Nivel ringt mit dem Tod, sechs Wochen liegt er im Koma. Das Schädel-Hirn-Trauma nimmt ihm sein Gedächtnis, verursacht schwere Störungen in Armen und Beinen, in seiner Sprache und Konzentration. Seinen Beruf kann der Familienvater nicht mehr ausüben, ab und zu besucht er jedoch auch heute noch seine ehemaligen Kollegen.

Die Prügelorgie entlarvt den harten Kern der Hooligan-Szene und führt vor Augen, dass Fußball - anders als bei der weitgehend friedlichen WM 2006 und der laufenden Europameisterschaft - nicht immer ein Fest von Freunden ist. "Dieser Vorfall hat in allen Bereichen zu Veränderungen und Nachdenken geführt.

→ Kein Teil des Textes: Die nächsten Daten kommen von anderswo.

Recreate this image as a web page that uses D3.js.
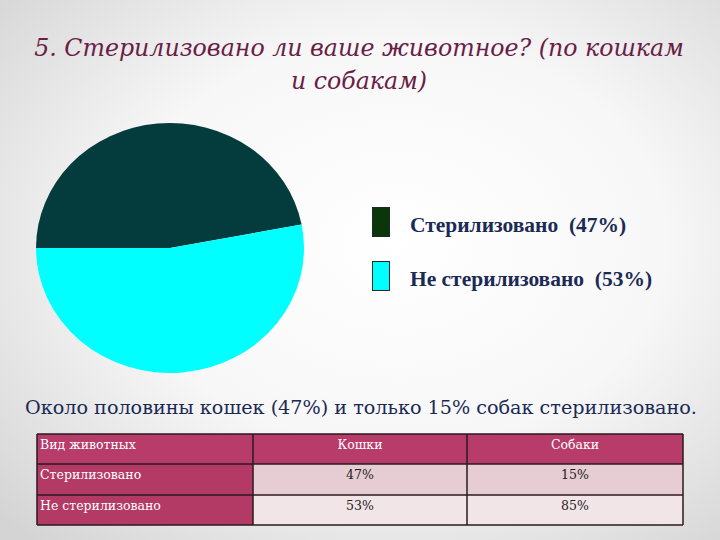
<!DOCTYPE html>
<html>
<head>
<meta charset="utf-8">
<script src="https://cdn.jsdelivr.net/npm/d3@7"></script>
<style>
  body { margin: 0; }
  svg { display: block; }
  text { font-family: 'DejaVu Serif', 'Liberation Serif', serif; }
  text.bold { font-family: 'Liberation Serif', 'DejaVu Serif', serif; }
</style>
</head>
<body>
<script>
// data
var sliceLabels = ['Стерилизовано', 'Не стерилизовано'];
var sliceValues = [47, 53];
var sliceColors = ['#043c3e', '#00ffff'];
var legendColors = ['#0a360a', '#00ffff'];

var tableHeader = ['Вид животных', 'Кошки', 'Собаки'];
var rowLabels = ['Стерилизовано', 'Не стерилизовано'];
var catsValues = ['47%', '53%'];
var dogsValues = ['15%', '85%'];

var W = 720, H = 540;
var svg = d3.select('body').append('svg')
  .attr('width', W)
  .attr('height', H);

// grow or shrink the font until the text spans the wanted width
function fitWidth(sel, width) {
  var size = parseFloat(sel.style('font-size'));
  var len = sel.node().getComputedTextLength();
  if (len > 0) sel.style('font-size', (size * width / len).toFixed(2) + 'px');
}

// background
var defs = svg.append('defs');
var grad = defs.append('radialGradient')
  .attr('id', 'bg')
  .attr('cx', '55%').attr('cy', '45%').attr('r', '75%');
grad.append('stop').attr('offset', '0%').attr('stop-color', '#ffffff');
grad.append('stop').attr('offset', '50%').attr('stop-color', '#f7f7f7');
grad.append('stop').attr('offset', '100%').attr('stop-color', '#d4d4d4');
svg.append('rect').attr('width', W).attr('height', H).attr('fill', 'url(#bg)');

// title
var t1 = svg.append('text')
  .attr('x', 359).attr('y', 56)
  .attr('text-anchor', 'middle')
  .style('font-style', 'italic')
  .style('font-size', '25px')
  .attr('fill', '#6a1e46')
  .text('5. Стерилизовано ли ваше животное? (по кошкам');
fitWidth(t1, 650);
var t2 = svg.append('text')
  .attr('x', 359).attr('y', 89)
  .attr('text-anchor', 'middle')
  .style('font-style', 'italic')
  .style('font-size', t1.style('font-size'))
  .attr('fill', '#6a1e46')
  .text('и собакам)');

// pie
var pie = d3.pie().sort(null)
  .startAngle(-Math.PI / 2)
  .endAngle(Math.PI * 1.5);
var arc = d3.arc().innerRadius(0).outerRadius(134);
var pieG = svg.append('g')
  .attr('transform', 'translate(170,248) scale(1,0.933)');
pieG.selectAll('path')
  .data(pie(sliceValues))
  .enter()
  .append('path')
  .attr('d', arc)
  .attr('fill', (d, i) => sliceColors[i]);

// legend
var legend = svg.append('g').attr('transform', 'translate(372,207)');
var item = legend.selectAll('g')
  .data(sliceLabels)
  .enter()
  .append('g')
  .attr('transform', (d, i) => 'translate(0,' + (i * 54) + ')');
item.append('rect')
  .attr('x', 0.5).attr('y', 0.5)
  .attr('width', 17).attr('height', 29)
  .attr('fill', (d, i) => legendColors[i])
  .attr('stroke', '#1a2a2a')
  .attr('stroke-width', 1);
var legText = item.append('text')
  .attr('class', 'bold')
  .attr('x', 38)
  .attr('y', 25)
  .attr('xml:space', 'preserve')
  .style('font-weight', 'bold')
  .style('font-size', '18px')
  .attr('fill', '#1b2a55')
  .text((d, i) => d + '  (' + sliceValues[i] + '%)');
fitWidth(d3.select(legText.nodes()[1]), 242);
d3.select(legText.nodes()[0]).style('font-size', d3.select(legText.nodes()[1]).style('font-size'));

// caption
var cap = svg.append('text')
  .attr('x', 361)
  .attr('y', 414)
  .attr('text-anchor', 'middle')
  .style('font-size', '20px')
  .attr('fill', '#1b2a55')
  .text('Около половины кошек (47%) и только 15% собак стерилизовано.');
fitWidth(cap, 672);

// table
var colX = [37, 253, 467, 683];
var rowY = [434, 464, 495, 525];
var tbl = svg.append('g');
var rows = [tableHeader].concat(rowLabels.map((r, i) => [r, catsValues[i], dogsValues[i]]));
var cellFill = function (r, c) {
  if (r === 0 || c === 0) return r === 0 ? '#b83c69' : '#b43a66';
  return r === 1 ? '#e6cdd3' : '#f2e5e8';
};
rows.forEach(function (row, r) {
  row.forEach(function (val, c) {
    var x0 = colX[c], x1 = colX[c + 1];
    var y0 = rowY[r], y1 = rowY[r + 1];
    tbl.append('rect')
      .attr('x', x0).attr('y', y0)
      .attr('width', x1 - x0).attr('height', y1 - y0)
      .attr('fill', cellFill(r, c));
    tbl.append('text')
      .attr('x', c === 0 ? x0 + 3 : (x0 + x1) / 2)
      .attr('y', y0 + 15)
      .attr('text-anchor', c === 0 ? 'start' : 'middle')
      .style('font-size', '12.5px')
      .attr('fill', (r === 0 || c === 0) ? '#ffffff' : '#222222')
      .text(val);
  });
});
// grid lines
colX.forEach(function (cx) {
  tbl.append('line')
    .attr('x1', cx).attr('x2', cx)
    .attr('y1', rowY[0]).attr('y2', rowY[3])
    .attr('stroke', '#2a1a1e').attr('stroke-width', 1.5);
});
rowY.forEach(function (cy) {
  tbl.append('line')
    .attr('x1', colX[0]).attr('x2', colX[3])
    .attr('y1', cy).attr('y2', cy)
    .attr('stroke', '#2a1a1e').attr('stroke-width', 1.5);
});
</script>
</body>
</html>
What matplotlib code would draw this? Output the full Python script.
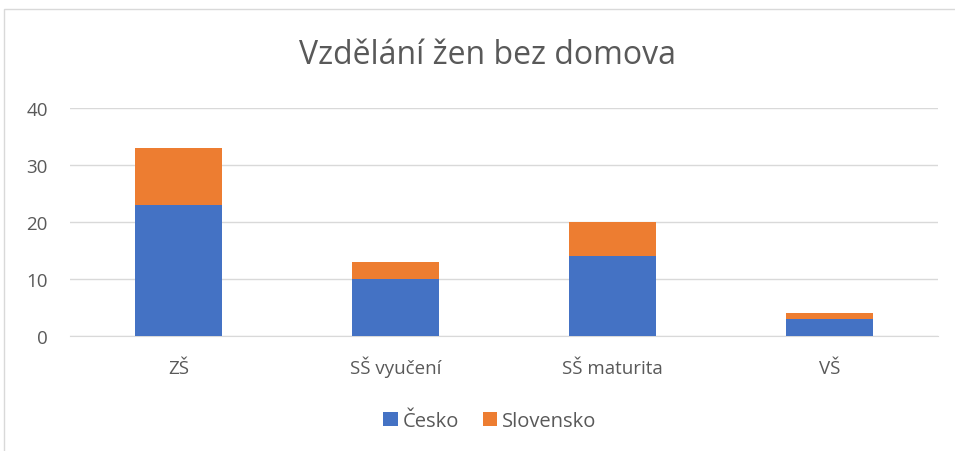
import numpy as np
import matplotlib.pyplot as plt
from matplotlib.patches import Rectangle

plt.rcParams["font.family"] = ["Open Sans", "DejaVu Sans"]

categories = ["ZŠ", "SŠ vyučení", "SŠ maturita", "VŠ"]
cesko = [23, 10, 14, 3]
slovensko = [10, 3, 6, 1]

W, H = 955, 452
fig = plt.figure(figsize=(W/100, H/100), dpi=100)
ax = fig.add_axes([70/W, 1-337/H, (938-70)/W, (337-109)/H])

x = np.arange(len(categories))
ax.bar(x, cesko, width=0.4, color="#4472C4", label="Česko", zorder=3)
ax.bar(x, slovensko, width=0.4, bottom=cesko, color="#ED7D31", label="Slovensko", zorder=3)

ax.set_xlim(-0.5, len(categories)-0.5)
ax.set_ylim(0, 40)
ax.set_yticks(np.arange(0, 41, 10))
ax.set_xticks(x)
ax.set_xticklabels(categories, va="baseline")
ax.yaxis.grid(True, color="#D9D9D9", linewidth=1, zorder=0)
for s in ["top", "right", "left"]:
    ax.spines[s].set_visible(False)
ax.spines["bottom"].set_color("#D9D9D9")
ax.tick_params(axis="both", length=0, labelsize=13.5, colors="#595959")
ax.tick_params(axis="x", pad=27)
ax.tick_params(axis="y", pad=16)

fig.text(487/W, 1-55/H, "Vzdělání žen bez domova", ha="center", va="center",
         fontsize=23, color="#595959")

leg = fig.legend(loc="center", bbox_to_anchor=(490/W, 1-422/H), ncol=2, frameon=False,
                 fontsize=14.5, handlelength=0.7, handleheight=0.7, handletextpad=0.25,
                 columnspacing=1.2)
for t in leg.get_texts():
    t.set_color("#595959")

fig.patches.append(Rectangle((3.5/W, -0.1), 1.2, 1-10/H+0.1, transform=fig.transFigure,
                             fill=False, edgecolor="#D9D9D9", linewidth=1))

fig.savefig("out.png", dpi=100)
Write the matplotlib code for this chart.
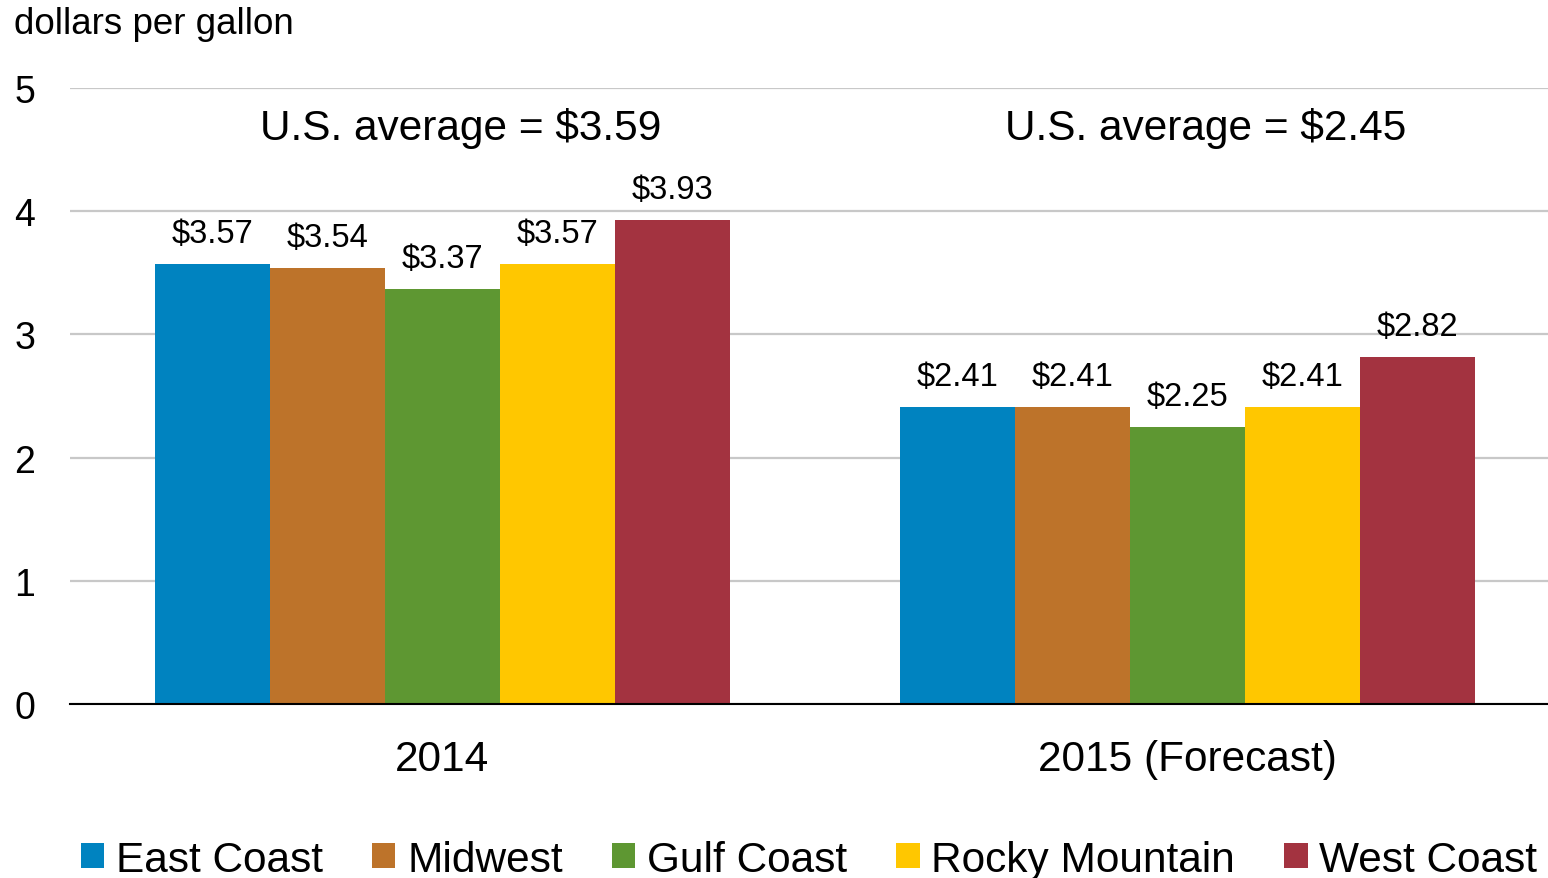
import numpy as np
import matplotlib
matplotlib.use('Agg')
import matplotlib.pyplot as plt

plt.rcParams['font.family'] = ['Liberation Sans', 'DejaVu Sans']

# Data
years = ['2014', '2015 (Forecast)']
regions = ['East Coast', 'Midwest', 'Gulf Coast', 'Rocky Mountain', 'West Coast']
prices = {
    'East Coast': [3.57, 2.41],
    'Midwest': [3.54, 2.41],
    'Gulf Coast': [3.37, 2.25],
    'Rocky Mountain': [3.57, 2.41],
    'West Coast': [3.93, 2.82],
}
us_average = [3.59, 2.45]
colors = ['#0083C0', '#BD732A', '#5E9732', '#FFC700', '#A33340']

fig = plt.figure(figsize=(15.48, 8.79), dpi=100)
ax = fig.add_axes([70/1548, 1 - 705/879, 1478/1548, (705 - 89)/879])

x = np.arange(len(years))
w = 0.1544
for i, reg in enumerate(regions):
    bars = ax.bar(x + (i - 2) * w, prices[reg], w, color=colors[i], label=reg, zorder=2)
    for b, v in zip(bars, prices[reg]):
        ax.annotate(f'${v:.2f}', (b.get_x() + b.get_width() / 2, v),
                    xytext=(0, 22), textcoords='offset points',
                    ha='center', va='center', fontsize=23.5)

for xi, avg in zip(x, us_average):
    ax.text(xi + 0.025, 4.68, f'U.S. average = ${avg:.2f}', ha='center', va='center', fontsize=30.5)

ax.set_xlim(-0.5, 1.484)
ax.set_ylim(0, 5)
ax.set_yticks(range(6))
ax.set_xticks(x)
ax.set_xticklabels(years)
ax.tick_params(axis='y', length=0, pad=25, labelsize=27)
ax.tick_params(axis='x', length=0, pad=25, labelsize=30.5)
ax.yaxis.grid(True, color='#C8C8C8', linewidth=1.6)
ax.set_axisbelow(True)
for s in ['top', 'right', 'left']:
    ax.spines[s].set_visible(False)
ax.spines['bottom'].set_linewidth(1.5)
ax.spines['bottom'].set_zorder(3)

fig.text(14/1548, 1 - 25/879, 'dollars per gallon', ha='left', va='center', fontsize=26.5)

fig.legend(loc='center', bbox_to_anchor=(0.5226, 0.021), ncol=5, frameon=False,
           fontsize=30.5, handlelength=0.55, handleheight=0.55, handletextpad=0.28,
           columnspacing=1.16, borderpad=0, borderaxespad=0)

fig.savefig('out.png', dpi=100)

In der Fanszene hat im Anschluss ein Bereinigungsprozess stattgefunden", sagt der DFB-Sicherheitsbeauftragte Helmut Spahn.

Nivel mit eigener Stiftung

"Zu der Zeit war der Hooliganismus ausgeprägt, doch er nimmt zunehmend ab." Es sei jedoch nicht ganz auszuschließen, dass Situationen erneut derart eskalieren. Auf die unglaubliche Brutalität folgt eine breite Welle der Sympathie. Deutsche schämen sich ihrer Landsleute, spenden für Nivel und organisieren Benefizspiele. Der damalige DFB-Chef Egidius Braun erwägt sogar, das deutsche Team aus dem Turnier zurückzuziehen.

Aus dem Wunsch, wenigstens materiell zu helfen, entsteht im Jahr 2000 die Daniel-Nivel-Stiftung, an der neben dem DFB auch FIFA, UEFA und der französische Fußball-Verband beteiligt sind.

Auf dem Weg der Besserung

"Wir haben die juristische Aufarbeitung immer verfolgt und auch unterstützt. Das ist auch durch die Gründung der Daniel-Nivel-Stiftung zum Ausdruck gekommen", sagt Zwanziger. "Letztlich haben sich durch unsere Aufarbeitung auch die deutsch-französischen Beziehungen auf der Ebene der Fußball-Verbände verbessert."

Die Stiftung soll Ursachen für Gewalt im Fußball ergründen und Aggressionen bekämpfen. Über sie hält der Verband Kontakt zur Familie Nivel. Als der DFB den Polizisten zur Partie Deutschland gegen Polen bei der WM vor zwei Jahren einlädt, kann Nivel langsam gehen.

Er kann sich verständigen, aber nicht über einen längeren Zeitraum Gespräche führen. Für den Jahrestag des Überfalls hat der DFB nichts geplant. Es sei deplatziert, den Anlass zu würdigen, sagt ein Sprecher.